• REQUIREMENTS
Identify the lines that contain the word "this", then copy them.

* begin DATA *

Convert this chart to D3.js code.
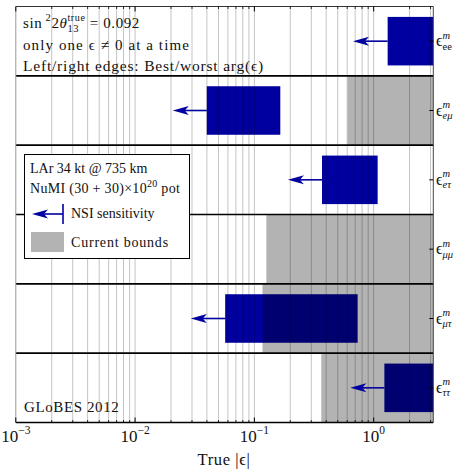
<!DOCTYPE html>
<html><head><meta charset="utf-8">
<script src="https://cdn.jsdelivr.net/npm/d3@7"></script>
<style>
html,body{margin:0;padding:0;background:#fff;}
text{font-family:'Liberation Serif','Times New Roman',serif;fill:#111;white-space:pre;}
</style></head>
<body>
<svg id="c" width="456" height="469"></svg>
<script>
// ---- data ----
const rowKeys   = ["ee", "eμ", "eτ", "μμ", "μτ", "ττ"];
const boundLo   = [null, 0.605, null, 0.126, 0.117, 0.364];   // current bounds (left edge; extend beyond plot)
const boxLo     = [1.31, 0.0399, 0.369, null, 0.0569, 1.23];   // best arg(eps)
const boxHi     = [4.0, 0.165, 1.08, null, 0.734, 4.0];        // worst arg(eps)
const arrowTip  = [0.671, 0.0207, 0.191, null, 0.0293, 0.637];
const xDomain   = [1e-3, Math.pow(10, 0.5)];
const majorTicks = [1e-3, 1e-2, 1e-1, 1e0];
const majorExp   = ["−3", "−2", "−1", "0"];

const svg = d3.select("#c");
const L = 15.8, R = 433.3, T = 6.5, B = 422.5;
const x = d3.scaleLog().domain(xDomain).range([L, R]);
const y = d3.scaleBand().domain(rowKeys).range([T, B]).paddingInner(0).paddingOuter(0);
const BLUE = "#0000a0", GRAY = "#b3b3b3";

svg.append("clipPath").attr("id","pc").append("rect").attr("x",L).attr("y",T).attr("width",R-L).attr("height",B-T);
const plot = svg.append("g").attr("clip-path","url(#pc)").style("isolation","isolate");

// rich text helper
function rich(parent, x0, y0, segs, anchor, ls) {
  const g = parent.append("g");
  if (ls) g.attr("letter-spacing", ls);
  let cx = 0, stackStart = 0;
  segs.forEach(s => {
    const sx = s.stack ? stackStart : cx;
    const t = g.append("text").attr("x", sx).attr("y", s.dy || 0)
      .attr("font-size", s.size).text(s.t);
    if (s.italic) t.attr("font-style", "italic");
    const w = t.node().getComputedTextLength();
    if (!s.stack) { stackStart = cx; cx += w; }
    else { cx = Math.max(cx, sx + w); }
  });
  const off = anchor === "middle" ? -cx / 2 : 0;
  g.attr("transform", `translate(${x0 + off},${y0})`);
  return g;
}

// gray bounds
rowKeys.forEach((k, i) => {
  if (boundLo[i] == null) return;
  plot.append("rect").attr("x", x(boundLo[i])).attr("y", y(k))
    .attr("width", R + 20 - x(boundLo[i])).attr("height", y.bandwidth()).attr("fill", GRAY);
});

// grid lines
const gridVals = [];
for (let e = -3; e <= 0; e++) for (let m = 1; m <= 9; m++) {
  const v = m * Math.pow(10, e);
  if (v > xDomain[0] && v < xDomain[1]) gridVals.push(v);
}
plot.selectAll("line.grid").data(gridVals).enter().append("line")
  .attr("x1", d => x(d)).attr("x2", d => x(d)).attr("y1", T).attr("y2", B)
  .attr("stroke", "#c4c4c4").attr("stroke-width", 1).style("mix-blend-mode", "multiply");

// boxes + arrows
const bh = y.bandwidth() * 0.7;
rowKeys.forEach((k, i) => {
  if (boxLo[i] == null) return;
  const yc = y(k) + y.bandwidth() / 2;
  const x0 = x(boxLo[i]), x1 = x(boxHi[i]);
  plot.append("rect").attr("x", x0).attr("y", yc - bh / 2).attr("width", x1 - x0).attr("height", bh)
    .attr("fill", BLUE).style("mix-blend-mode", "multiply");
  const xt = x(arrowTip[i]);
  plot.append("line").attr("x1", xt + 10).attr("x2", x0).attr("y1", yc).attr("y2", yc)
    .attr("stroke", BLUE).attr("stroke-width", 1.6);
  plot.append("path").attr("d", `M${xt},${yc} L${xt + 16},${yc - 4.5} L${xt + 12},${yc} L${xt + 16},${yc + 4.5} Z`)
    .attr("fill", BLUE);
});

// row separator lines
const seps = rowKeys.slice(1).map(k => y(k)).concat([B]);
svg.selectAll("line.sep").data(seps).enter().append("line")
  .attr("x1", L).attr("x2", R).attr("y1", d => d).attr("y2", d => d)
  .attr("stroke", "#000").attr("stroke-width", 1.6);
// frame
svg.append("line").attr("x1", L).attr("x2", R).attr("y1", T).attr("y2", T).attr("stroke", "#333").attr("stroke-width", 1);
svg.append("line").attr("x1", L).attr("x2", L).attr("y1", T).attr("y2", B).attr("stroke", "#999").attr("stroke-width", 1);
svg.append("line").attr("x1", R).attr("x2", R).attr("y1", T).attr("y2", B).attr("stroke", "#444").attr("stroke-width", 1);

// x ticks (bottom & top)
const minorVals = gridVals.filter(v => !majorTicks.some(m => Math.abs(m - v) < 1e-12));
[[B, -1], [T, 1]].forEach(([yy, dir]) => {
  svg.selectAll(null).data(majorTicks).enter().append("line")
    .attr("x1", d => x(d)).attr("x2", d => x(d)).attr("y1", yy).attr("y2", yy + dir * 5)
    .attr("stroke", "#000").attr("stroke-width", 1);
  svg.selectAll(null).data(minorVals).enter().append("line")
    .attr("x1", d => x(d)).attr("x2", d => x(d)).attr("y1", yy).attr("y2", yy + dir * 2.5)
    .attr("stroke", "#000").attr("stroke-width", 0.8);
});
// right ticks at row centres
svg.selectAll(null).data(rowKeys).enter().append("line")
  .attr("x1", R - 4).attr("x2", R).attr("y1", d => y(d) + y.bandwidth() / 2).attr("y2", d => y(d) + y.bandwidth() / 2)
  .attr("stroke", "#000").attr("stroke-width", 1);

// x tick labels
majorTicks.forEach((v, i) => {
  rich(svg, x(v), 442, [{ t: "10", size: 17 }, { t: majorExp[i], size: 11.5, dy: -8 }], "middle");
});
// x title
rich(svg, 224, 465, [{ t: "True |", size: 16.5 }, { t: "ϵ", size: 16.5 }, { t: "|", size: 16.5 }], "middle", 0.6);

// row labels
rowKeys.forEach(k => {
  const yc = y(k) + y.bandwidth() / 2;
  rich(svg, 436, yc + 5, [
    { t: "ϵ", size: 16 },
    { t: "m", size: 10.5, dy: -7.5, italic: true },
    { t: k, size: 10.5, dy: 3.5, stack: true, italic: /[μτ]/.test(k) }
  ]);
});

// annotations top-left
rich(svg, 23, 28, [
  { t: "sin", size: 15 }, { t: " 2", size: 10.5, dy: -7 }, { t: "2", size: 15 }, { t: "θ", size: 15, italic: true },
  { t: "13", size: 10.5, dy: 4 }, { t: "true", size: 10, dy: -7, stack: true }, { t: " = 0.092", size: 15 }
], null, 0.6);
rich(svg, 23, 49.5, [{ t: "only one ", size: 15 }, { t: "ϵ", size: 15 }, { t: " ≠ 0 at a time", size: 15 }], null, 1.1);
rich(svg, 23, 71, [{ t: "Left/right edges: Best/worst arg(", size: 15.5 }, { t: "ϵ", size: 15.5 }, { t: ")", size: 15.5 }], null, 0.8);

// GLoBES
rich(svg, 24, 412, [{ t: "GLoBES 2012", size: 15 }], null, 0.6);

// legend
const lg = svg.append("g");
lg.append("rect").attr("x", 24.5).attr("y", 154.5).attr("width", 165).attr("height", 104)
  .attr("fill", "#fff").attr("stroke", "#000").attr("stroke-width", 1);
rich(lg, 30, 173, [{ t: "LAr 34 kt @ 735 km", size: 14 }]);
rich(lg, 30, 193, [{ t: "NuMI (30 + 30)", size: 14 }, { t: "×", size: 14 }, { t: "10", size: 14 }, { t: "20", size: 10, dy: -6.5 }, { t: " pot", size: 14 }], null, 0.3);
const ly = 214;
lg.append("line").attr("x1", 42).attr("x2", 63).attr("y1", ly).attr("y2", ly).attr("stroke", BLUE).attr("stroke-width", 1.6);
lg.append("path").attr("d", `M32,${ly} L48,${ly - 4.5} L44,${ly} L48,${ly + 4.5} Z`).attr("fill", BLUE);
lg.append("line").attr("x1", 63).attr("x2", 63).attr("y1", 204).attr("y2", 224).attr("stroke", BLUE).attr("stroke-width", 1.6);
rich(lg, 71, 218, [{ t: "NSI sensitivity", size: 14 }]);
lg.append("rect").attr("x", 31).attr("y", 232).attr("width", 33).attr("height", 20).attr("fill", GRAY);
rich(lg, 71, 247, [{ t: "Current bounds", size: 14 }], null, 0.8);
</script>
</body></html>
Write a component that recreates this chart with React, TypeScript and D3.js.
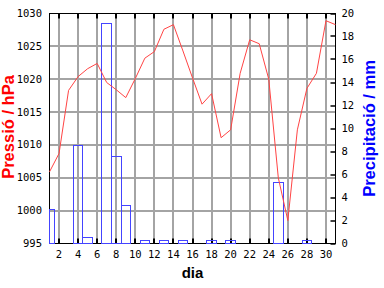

* end DATA *

• RESULT
Convert this chart to D3.js code.
Write a component that recreates this chart with React, TypeScript and D3.js.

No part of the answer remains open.